Cold causes body cells to freeze and subsequently die. Moreover, cold exposure triggers vasoconstriction of peripheral blood vessels to provide more blood flow to the vital organs. The tissues become ischemic, leading to cell death. In some cases, it may be challenging to assess the degree of a frostbite immediately, as typical alterations may develop only a few days later. For instance, blisters are observed within the first 4–8 hours, and necrosis borders become demarcated several days after the event. 

First-degree frostbites affect the superficial layers of the dermis, making the skin look pale. 

In second-degree frostbites, serous blisters erupt on the pale skin. 

Deep skin lesions are observed in third-degree burns. These are represented by blisters filled with hemorrhagic fluid. 

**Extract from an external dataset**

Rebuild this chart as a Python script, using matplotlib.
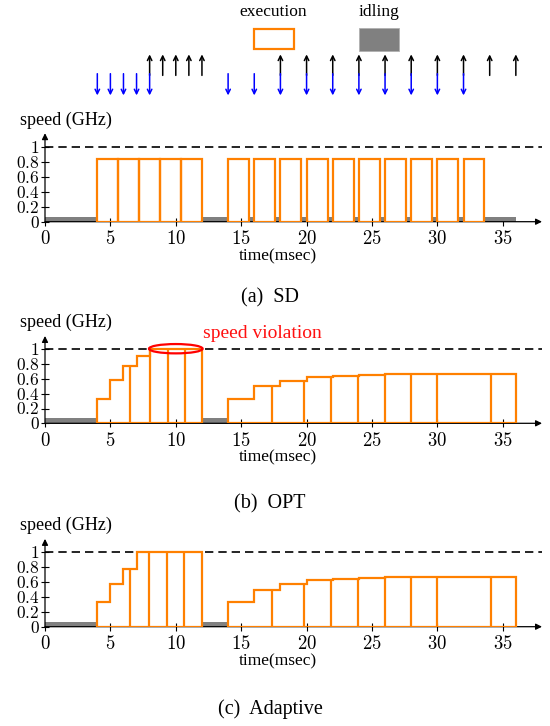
import numpy as np
import matplotlib
matplotlib.use('Agg')
import matplotlib.pyplot as plt
from matplotlib.patches import Rectangle, Ellipse

plt.rcParams['mathtext.fontset'] = 'cm'
plt.rcParams['font.family'] = ['Liberation Serif', 'DejaVu Serif']

# job releases (down arrows) and deadlines (up arrows), msec
arrivals = [4, 5, 6, 7, 8, 14, 16, 18, 20, 22, 24, 26, 28, 30, 32]
deadlines = [8, 9, 10, 11, 12, 18, 20, 22, 24, 26, 28, 30, 32, 34, 36]

# (a) SD : every job at a fixed speed
sd_start = [4, 5.6, 7.2, 8.8, 10.4, 14, 16, 18, 20, 22, 24, 26, 28, 30, 32]
sd_end = [5.6, 7.2, 8.8, 10.4, 12, 15.6, 17.6, 19.6, 21.6, 23.6, 25.6, 27.6, 29.6, 31.6, 33.6]
sd_speed = 0.83

# (b) OPT : speed profile (step edges / levels) and job boundaries
opt_edges = [[4, 5, 6, 7, 8, 12],
             [14, 16, 18, 20, 22, 24, 26, 28, 30, 32, 36]]
opt_levels = [[0.33, 0.58, 0.77, 0.91, 1.0],
              [0.33, 0.50, 0.57, 0.62, 0.645, 0.655, 0.66, 0.663, 0.665, 0.667]]
opt_bounds = [[4, 6.5, 8, 9.37, 10.72, 12],
              [14, 17.38, 19.8, 21.9, 23.95, 26, 28, 30, 34.1, 36]]

# (c) Adaptive
ad_edges = [[4, 5, 6, 7, 12],
            [14, 16, 18, 20, 22, 24, 26, 28, 30, 32, 36]]
ad_levels = [[0.33, 0.58, 0.77, 1.0],
             [0.335, 0.495, 0.58, 0.628, 0.646, 0.659, 0.664, 0.668, 0.67, 0.67]]
ad_bounds = [[4, 6.5, 7.95, 9.3, 10.65, 12],
             [14, 17.38, 19.8, 21.9, 23.95, 26, 28, 30, 34.1, 36]]

horizon = 36
idle_bc = [(0, 4), (12, 14)]

ORANGE = '#ff8000'
GRAY = '#808080'

W, H = 550, 726
fig = plt.figure(figsize=(W / 100, H / 100), dpi=100)


def px_axes(left, top, right, bottom):
    return fig.add_axes([left / W, 1 - bottom / H, (right - left) / W, (bottom - top) / H])


def ftext(x, y, s, **kw):
    fig.text(x / W, 1 - y / H, s, **kw)


def setup(ax):
    ax.set_xlim(0, 38)
    ax.set_ylim(0, 1.2)
    for s in ax.spines.values():
        s.set_visible(False)
    ax.patch.set_alpha(0)
    ax.set_xticks(range(0, 40, 5))
    ax.set_xticklabels(['$%d$' % v for v in range(0, 40, 5)])
    yt = [0, 0.2, 0.4, 0.6, 0.8, 1]
    ax.set_yticks(yt)
    ax.set_yticklabels(['$0$', '$0.2$', '$0.4$', '$0.6$', '$0.8$', '$1$'])
    ax.tick_params(axis='x', direction='inout', length=6, width=0.8, labelsize=13.5, pad=3)
    ax.tick_params(axis='y', direction='inout', length=6, width=0.8, labelsize=12.5, pad=1)
    ax.annotate('', xy=(38, 0), xytext=(0, 0), annotation_clip=False,
                arrowprops=dict(arrowstyle='-|>', color='black', lw=0.9,
                                shrinkA=0, shrinkB=0, mutation_scale=9))
    ax.annotate('', xy=(0, 1.18), xytext=(0, 0), annotation_clip=False,
                arrowprops=dict(arrowstyle='-|>', color='black', lw=0.9,
                                shrinkA=0, shrinkB=0, mutation_scale=9))
    ax.plot([0, 38], [1, 1], color='black', lw=1.2, dashes=(5, 3), zorder=1)


def idle(ax, spans):
    for a, b in spans:
        ax.add_patch(Rectangle((a, -0.01), b - a, 0.078, fc=GRAY, ec='none',
                               zorder=2, clip_on=False))


def profile(ax, edges_list, levels_list, bounds_list):
    for edges, levels, bounds in zip(edges_list, levels_list, bounds_list):
        ax.stairs(levels, edges, baseline=0, fill=False, color=ORANGE, lw=1.6, zorder=3)
        ax.hlines(0, edges[0], edges[-1], color=ORANGE, lw=1.6, zorder=3)
        for b in bounds[1:-1]:
            i = min(np.searchsorted(edges, b, side='right') - 1, len(levels) - 1)
            ax.vlines(b, 0, levels[i], color=ORANGE, lw=1.6, zorder=3)


# ---- arrival / deadline strip with legend ----
ax0 = px_axes(45, 0, 542, 110)
ax0.set_xlim(0, 38)
ax0.set_ylim(110, 0)
ax0.axis('off')
for t in deadlines:
    ax0.annotate('', xy=(t, 54.4), xytext=(t, 75.4),
                 arrowprops=dict(arrowstyle='->', color='black', lw=1.1,
                                 shrinkA=0, shrinkB=0, mutation_scale=8))
for t in arrivals:
    ax0.annotate('', xy=(t, 95.4), xytext=(t, 73.7),
                 arrowprops=dict(arrowstyle='->', color='blue', lw=1.1,
                                 shrinkA=0, shrinkB=0, mutation_scale=8))
ax0.add_patch(Rectangle((15.98, 28.5), 3.06, 20.5, fc='white', ec=ORANGE, lw=1.6))
ax0.add_patch(Rectangle((23.97, 28), 3.09, 22.5, fc=GRAY, ec='#b0b0b0', lw=0.6))
ftext(273.6, 12, 'execution', ha='center', va='center', fontsize=12.5)
ftext(378.8, 12, 'idling', ha='center', va='center', fontsize=12.5)

# ---- (a) SD ----
axa = px_axes(45, 221.7 - 90, 542, 221.7)
setup(axa)
gaps = [(0, sd_start[0])] + [(e, s) for e, s in zip(sd_end[:-1], sd_start[1:]) if s > e] \
    + [(sd_end[-1], horizon)]
idle(axa, gaps)
axa.bar(sd_start, [sd_speed] * len(sd_start), width=np.subtract(sd_end, sd_start),
        align='edge', fill=False, edgecolor=ORANGE, lw=1.6, zorder=3)

# ---- (b) OPT ----
axb = px_axes(45, 423.3 - 88.8, 542, 423.3)
setup(axb)
idle(axb, idle_bc)
profile(axb, opt_edges, opt_levels, opt_bounds)
axb.add_patch(Ellipse((10.0, 1.008), 4.1, 0.126, fill=False, ec='red', lw=1.6,
                      zorder=4, clip_on=False))
ftext(203, 334, 'speed violation', ha='left', va='center', fontsize=14, color='#ff1010')

# ---- (c) Adaptive ----
axc = px_axes(45, 626.7 - 89.3, 542, 626.7)
setup(axc)
idle(axc, idle_bc)
profile(axc, ad_edges, ad_levels, ad_bounds)

# labels
for y in (120, 322.5, 525):
    ftext(20, y, 'speed (GHz)', ha='left', va='center', fontsize=13)
for y in (256, 457.6, 661):
    ftext(278, y, 'time(msec)', ha='center', va='center', fontsize=12.5)
ftext(270, 298, '(a)  SD', ha='center', va='center', fontsize=14.5)
ftext(270, 504, '(b)  OPT', ha='center', va='center', fontsize=14.5)
ftext(270, 709, '(c)  Adaptive', ha='center', va='center', fontsize=14.5)

fig.savefig('out.png', dpi=100)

Fourth-degree frostbites are characterized by full-thickness necrosis of the skin and underling tissues. This stage presents with dry gangrene, black dry crusts over the distal areas, and in extreme cases, autoamputation. The affected skin becomes cyanotic and mottled. Such damage is also accompanied by second- and third-degree manifestations and leads to blisters filled with different types of fluids. 

Clinical Manifestations

Initially, frostbites cause burning sensations and numbness in the affected area. The frostbitten skin is pale, cold to the touch, hard, and mottled. Upon warming, patients start to feel severe pain. Pain intensity correlates with the lesion degree. The skin becomes highly hyperemic and edematous. As described earlier, depending on the degree, frostbites present with specific local skin alterations. 

Diagnosis

Diagnosis is based on medical history and assessment of both general condition and local changes. 

Treatment

The damaged body area should be warmed up. Under no circumstances should the skin be massaged. Direct exposure to open flame should also be avoided, as frostbites reduce skin sensitivity to stimuli, which can lead to burns. The affected body part may be immersed in warm water or covered with a dry, warm dressing. An adequate level of analgesia should be provided; sometimes opioids may be indicated. In cases of general hypothermia, warm fluids and thermal blankets may be used. Locally, blisters may be treated with antibacterial ointments and sterile dressings. To improve tissue perfusion, anticoagulants, antiplatelet agents, and vasodilators are indicated. Dry gangrene may necessitate surgical amputation within a few days after the trauma.